--- begin ---

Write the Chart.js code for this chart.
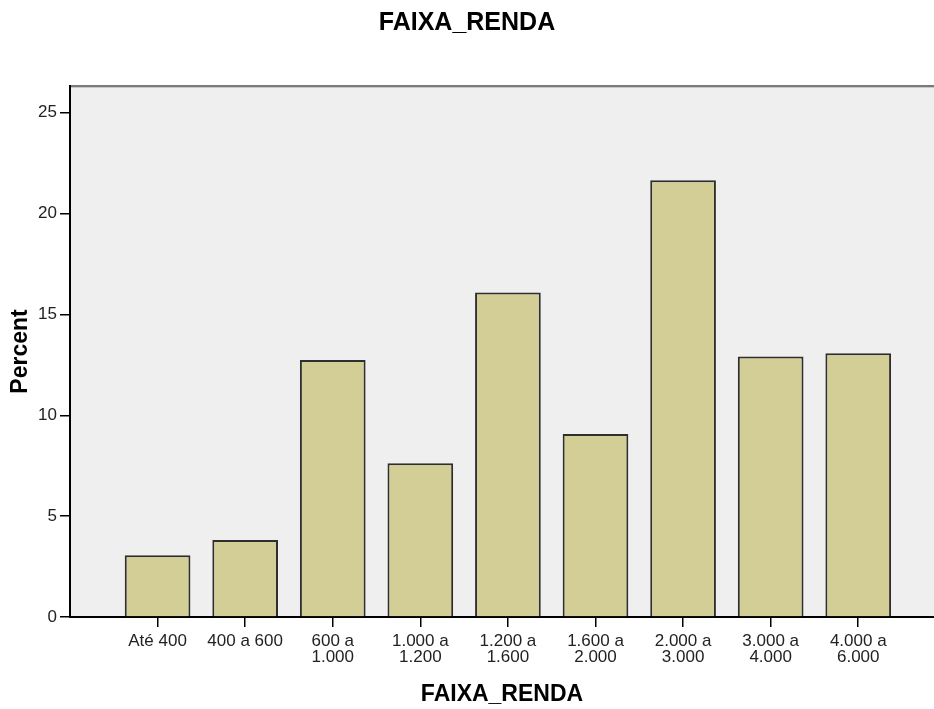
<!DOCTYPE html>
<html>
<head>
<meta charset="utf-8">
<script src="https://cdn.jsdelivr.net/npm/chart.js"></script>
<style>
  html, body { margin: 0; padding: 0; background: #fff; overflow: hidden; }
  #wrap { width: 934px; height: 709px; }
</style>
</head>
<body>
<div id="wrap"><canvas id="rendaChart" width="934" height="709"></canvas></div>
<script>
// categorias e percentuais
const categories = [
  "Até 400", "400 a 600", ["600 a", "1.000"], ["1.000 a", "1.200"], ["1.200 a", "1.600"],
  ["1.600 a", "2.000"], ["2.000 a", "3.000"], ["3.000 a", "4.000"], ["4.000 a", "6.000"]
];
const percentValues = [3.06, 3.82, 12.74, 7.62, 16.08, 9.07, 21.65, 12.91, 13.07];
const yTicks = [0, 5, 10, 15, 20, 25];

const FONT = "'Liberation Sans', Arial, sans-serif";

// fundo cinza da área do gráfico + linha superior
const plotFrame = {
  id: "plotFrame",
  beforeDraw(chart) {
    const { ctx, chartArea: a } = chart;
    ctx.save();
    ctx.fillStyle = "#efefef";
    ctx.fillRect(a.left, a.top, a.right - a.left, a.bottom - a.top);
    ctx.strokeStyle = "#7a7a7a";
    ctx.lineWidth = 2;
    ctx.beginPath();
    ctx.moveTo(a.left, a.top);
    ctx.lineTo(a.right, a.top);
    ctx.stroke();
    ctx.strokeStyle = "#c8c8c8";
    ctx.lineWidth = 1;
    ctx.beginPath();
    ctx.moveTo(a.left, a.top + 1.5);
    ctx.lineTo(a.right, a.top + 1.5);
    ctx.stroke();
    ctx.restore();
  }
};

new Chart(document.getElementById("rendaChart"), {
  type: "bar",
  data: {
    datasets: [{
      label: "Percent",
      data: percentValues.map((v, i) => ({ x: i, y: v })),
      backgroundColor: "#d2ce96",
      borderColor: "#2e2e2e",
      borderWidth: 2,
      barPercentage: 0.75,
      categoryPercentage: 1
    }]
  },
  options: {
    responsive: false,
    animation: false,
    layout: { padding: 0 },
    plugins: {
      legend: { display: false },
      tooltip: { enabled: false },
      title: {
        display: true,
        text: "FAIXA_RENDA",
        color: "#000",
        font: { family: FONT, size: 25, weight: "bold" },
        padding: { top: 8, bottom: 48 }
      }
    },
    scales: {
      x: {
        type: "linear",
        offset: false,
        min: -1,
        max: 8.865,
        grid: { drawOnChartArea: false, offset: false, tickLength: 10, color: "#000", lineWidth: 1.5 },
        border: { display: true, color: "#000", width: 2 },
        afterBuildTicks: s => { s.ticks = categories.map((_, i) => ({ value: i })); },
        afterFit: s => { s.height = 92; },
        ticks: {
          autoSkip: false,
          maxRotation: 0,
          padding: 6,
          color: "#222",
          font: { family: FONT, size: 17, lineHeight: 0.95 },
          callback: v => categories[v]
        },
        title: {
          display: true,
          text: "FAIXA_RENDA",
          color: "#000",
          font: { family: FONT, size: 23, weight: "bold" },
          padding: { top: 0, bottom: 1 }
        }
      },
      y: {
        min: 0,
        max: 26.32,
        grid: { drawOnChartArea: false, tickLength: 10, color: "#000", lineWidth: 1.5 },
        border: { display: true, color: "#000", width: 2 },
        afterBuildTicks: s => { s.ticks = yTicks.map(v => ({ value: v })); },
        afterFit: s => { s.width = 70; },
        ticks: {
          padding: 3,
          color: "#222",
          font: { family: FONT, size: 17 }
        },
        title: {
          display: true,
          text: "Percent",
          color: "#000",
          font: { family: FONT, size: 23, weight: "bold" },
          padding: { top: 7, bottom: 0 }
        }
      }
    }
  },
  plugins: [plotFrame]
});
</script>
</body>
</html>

--- end ---
--- begin ---

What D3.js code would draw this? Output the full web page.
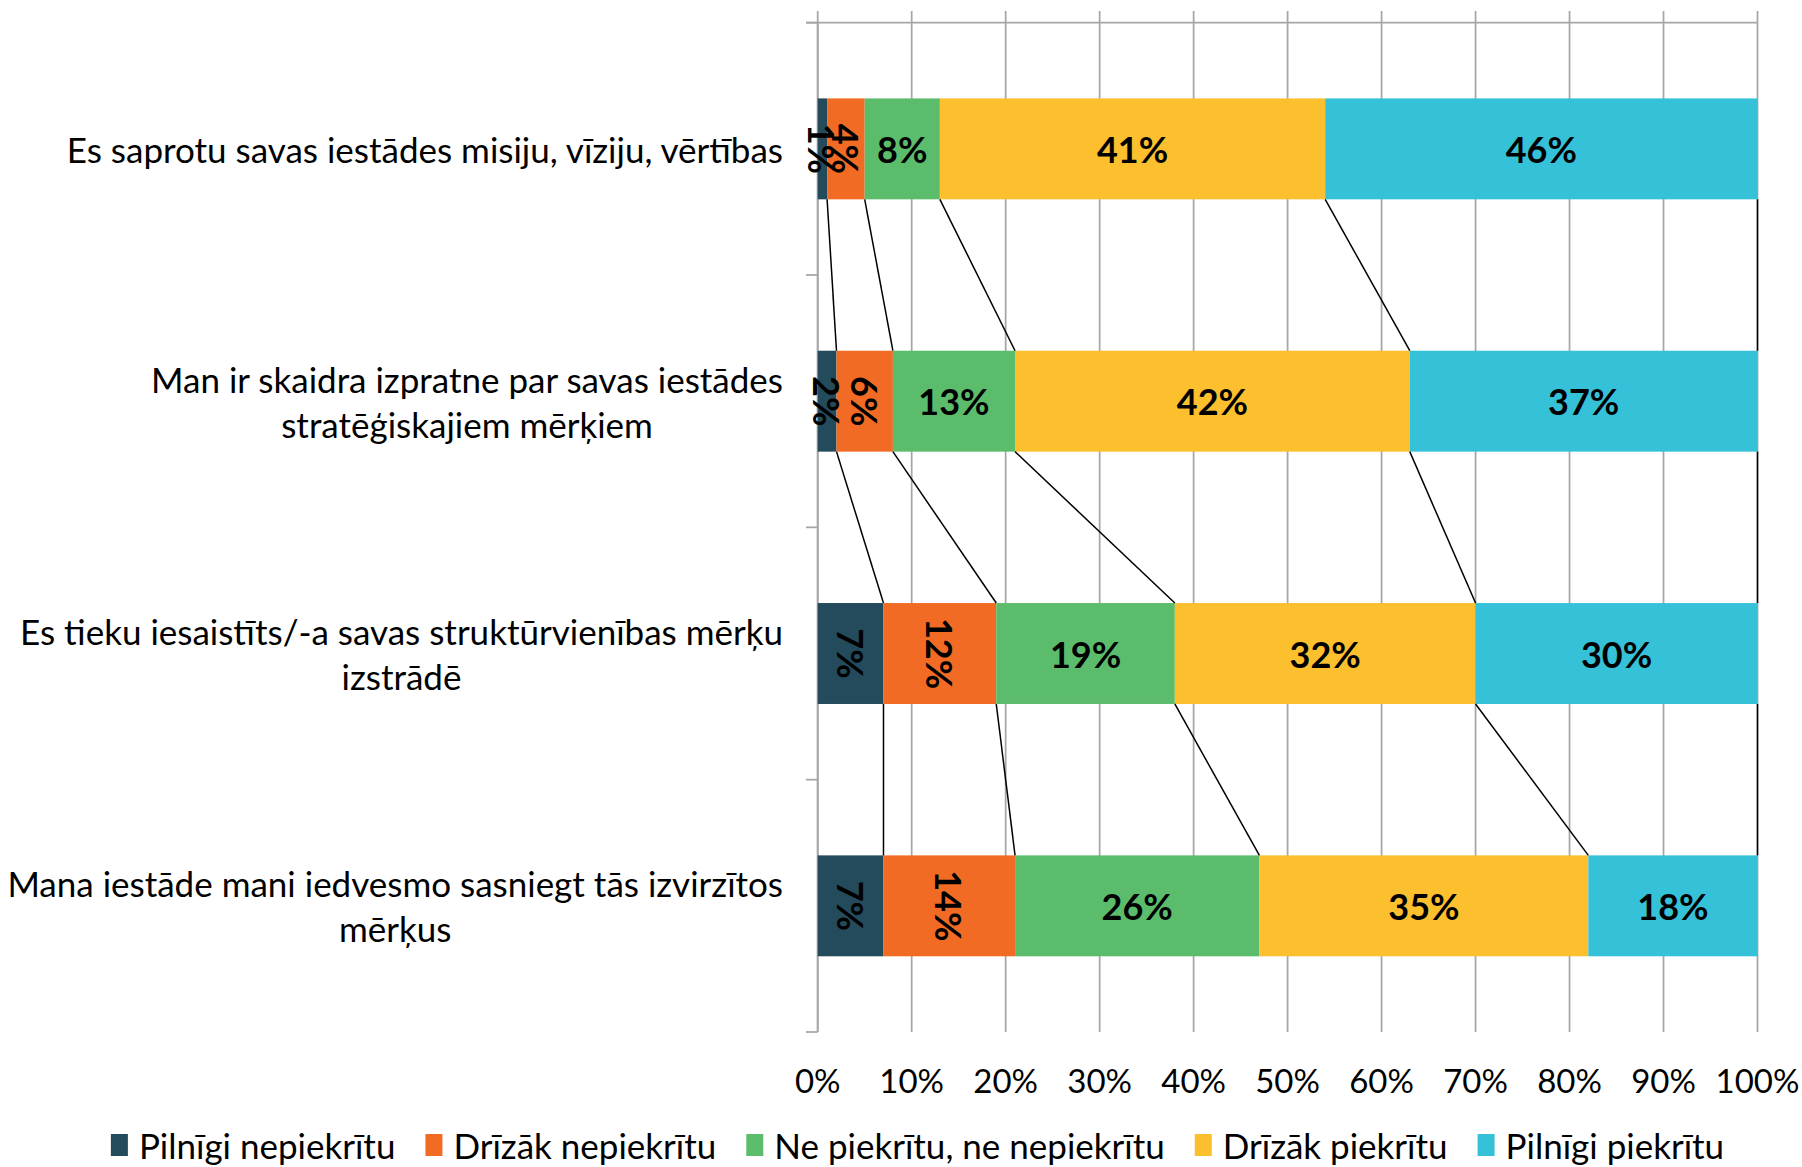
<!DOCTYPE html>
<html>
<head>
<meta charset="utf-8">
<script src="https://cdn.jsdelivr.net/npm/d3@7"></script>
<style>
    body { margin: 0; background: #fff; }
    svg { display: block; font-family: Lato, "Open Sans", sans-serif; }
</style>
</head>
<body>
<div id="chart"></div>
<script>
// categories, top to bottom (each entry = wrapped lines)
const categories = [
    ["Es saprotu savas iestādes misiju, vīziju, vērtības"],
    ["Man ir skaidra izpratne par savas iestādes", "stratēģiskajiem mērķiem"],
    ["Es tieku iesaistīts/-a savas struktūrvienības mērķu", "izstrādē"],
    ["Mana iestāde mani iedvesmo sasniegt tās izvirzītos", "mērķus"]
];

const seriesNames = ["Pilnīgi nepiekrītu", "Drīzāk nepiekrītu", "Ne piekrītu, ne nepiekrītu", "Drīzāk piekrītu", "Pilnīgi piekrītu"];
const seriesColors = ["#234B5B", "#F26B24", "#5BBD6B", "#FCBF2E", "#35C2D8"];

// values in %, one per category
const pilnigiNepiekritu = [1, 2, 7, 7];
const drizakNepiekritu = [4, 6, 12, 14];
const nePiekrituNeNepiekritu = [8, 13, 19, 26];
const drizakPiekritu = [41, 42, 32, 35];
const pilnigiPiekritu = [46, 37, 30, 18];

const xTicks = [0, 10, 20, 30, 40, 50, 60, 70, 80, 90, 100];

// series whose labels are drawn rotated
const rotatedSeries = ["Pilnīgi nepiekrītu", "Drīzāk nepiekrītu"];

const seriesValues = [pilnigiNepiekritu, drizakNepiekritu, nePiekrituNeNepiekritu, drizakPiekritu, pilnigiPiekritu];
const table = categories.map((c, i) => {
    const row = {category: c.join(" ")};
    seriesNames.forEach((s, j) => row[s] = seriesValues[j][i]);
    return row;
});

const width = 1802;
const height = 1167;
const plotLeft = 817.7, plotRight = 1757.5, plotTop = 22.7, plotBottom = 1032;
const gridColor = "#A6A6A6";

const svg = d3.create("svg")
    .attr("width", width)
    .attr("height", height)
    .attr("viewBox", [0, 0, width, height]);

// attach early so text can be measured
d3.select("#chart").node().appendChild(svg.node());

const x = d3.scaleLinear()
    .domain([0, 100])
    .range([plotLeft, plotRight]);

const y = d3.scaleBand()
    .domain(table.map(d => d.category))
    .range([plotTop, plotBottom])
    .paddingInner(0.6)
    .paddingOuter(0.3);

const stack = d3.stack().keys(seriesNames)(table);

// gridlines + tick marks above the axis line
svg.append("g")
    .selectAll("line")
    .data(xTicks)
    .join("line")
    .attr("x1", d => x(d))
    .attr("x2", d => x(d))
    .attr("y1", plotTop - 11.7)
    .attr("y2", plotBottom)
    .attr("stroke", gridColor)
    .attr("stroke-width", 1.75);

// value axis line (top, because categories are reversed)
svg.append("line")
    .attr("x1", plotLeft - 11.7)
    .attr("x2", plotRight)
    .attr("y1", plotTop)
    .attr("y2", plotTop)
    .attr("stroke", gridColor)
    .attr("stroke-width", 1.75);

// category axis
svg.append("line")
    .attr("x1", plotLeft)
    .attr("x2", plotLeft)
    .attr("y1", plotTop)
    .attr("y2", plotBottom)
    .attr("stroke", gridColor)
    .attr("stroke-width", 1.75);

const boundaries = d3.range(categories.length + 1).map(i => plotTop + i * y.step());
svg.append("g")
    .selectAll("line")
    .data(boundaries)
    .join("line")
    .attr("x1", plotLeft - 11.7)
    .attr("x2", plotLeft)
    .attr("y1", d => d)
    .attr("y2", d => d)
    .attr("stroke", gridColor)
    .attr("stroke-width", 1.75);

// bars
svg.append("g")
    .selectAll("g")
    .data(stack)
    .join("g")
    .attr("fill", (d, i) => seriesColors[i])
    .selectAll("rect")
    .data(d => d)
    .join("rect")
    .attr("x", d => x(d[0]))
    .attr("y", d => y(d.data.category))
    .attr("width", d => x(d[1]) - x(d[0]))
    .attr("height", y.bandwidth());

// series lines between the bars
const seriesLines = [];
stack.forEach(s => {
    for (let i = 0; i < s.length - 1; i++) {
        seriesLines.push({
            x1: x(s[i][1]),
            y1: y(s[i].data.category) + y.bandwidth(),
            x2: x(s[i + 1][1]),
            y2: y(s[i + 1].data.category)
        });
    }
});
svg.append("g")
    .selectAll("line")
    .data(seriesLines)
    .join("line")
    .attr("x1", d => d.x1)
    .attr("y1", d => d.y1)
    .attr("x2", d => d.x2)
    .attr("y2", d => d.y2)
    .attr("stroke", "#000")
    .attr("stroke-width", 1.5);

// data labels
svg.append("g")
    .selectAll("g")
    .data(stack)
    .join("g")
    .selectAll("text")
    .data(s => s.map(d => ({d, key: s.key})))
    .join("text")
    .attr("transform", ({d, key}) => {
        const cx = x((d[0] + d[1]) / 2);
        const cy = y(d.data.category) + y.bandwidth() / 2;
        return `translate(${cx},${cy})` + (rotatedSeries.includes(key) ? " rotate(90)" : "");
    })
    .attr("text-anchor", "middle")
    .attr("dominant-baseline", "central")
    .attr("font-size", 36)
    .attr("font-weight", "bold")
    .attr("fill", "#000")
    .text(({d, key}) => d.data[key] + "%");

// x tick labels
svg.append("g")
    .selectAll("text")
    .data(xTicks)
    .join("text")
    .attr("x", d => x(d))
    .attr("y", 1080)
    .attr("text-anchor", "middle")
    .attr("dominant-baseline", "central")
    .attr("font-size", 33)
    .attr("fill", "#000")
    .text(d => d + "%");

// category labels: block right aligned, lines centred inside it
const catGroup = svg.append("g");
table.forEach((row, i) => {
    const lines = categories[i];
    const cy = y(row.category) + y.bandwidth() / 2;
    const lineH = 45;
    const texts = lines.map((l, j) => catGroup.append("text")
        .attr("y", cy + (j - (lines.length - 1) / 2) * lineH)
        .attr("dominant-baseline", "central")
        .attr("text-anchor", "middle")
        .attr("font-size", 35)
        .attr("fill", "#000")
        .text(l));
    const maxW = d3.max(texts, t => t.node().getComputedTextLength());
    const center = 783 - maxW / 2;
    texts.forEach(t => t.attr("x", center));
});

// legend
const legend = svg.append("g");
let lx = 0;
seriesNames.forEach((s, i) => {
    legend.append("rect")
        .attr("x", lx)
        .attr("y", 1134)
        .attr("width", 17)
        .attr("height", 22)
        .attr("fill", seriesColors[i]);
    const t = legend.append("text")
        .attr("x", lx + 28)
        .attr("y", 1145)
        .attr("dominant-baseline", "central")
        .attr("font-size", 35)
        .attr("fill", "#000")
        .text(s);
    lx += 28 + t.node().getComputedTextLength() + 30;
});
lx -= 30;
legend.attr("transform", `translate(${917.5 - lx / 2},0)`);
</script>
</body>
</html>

--- end ---
--- begin ---

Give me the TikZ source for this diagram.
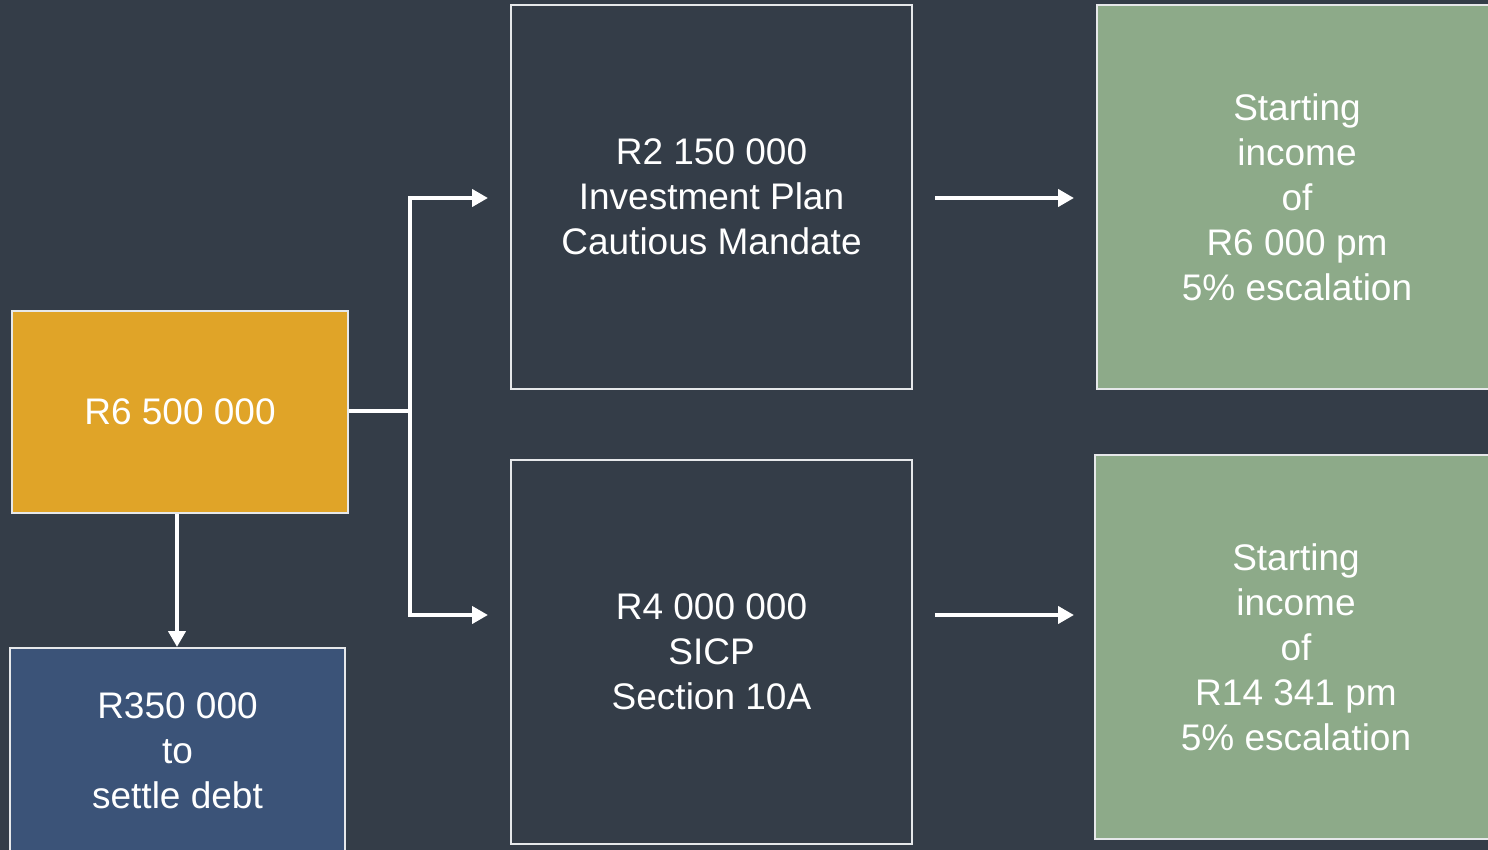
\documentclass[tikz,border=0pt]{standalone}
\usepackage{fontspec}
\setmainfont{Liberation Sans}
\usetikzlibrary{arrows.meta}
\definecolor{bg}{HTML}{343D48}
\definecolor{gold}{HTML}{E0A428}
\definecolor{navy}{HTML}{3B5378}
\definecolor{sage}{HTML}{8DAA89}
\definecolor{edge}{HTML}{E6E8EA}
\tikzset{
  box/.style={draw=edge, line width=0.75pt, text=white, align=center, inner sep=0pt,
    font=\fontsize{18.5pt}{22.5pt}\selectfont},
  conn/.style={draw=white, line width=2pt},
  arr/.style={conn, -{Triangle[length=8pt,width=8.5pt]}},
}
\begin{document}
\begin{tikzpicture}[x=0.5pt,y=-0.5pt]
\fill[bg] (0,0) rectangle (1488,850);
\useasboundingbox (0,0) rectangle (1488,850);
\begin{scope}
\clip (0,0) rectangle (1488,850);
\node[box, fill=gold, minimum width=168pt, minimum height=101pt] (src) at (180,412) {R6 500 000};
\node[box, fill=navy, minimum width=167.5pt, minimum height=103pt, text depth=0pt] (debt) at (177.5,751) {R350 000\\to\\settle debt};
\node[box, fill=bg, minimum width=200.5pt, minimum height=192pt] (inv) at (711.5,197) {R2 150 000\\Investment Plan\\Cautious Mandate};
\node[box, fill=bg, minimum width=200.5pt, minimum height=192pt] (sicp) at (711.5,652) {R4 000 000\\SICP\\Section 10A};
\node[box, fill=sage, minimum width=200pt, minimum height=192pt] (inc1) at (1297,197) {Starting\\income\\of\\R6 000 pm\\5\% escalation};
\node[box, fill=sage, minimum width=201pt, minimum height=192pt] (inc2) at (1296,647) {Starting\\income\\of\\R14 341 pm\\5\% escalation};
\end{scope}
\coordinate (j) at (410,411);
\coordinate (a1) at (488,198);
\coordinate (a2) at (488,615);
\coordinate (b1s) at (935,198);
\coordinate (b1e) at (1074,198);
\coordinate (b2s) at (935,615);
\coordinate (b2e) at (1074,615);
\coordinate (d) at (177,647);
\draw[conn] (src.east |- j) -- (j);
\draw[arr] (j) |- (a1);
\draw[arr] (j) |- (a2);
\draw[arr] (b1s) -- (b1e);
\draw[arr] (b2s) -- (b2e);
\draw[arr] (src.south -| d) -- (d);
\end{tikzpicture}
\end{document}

--- end ---

### Exercise description:
Give only the number of lines in the material above that include the word "code".

### Solution for this task:
2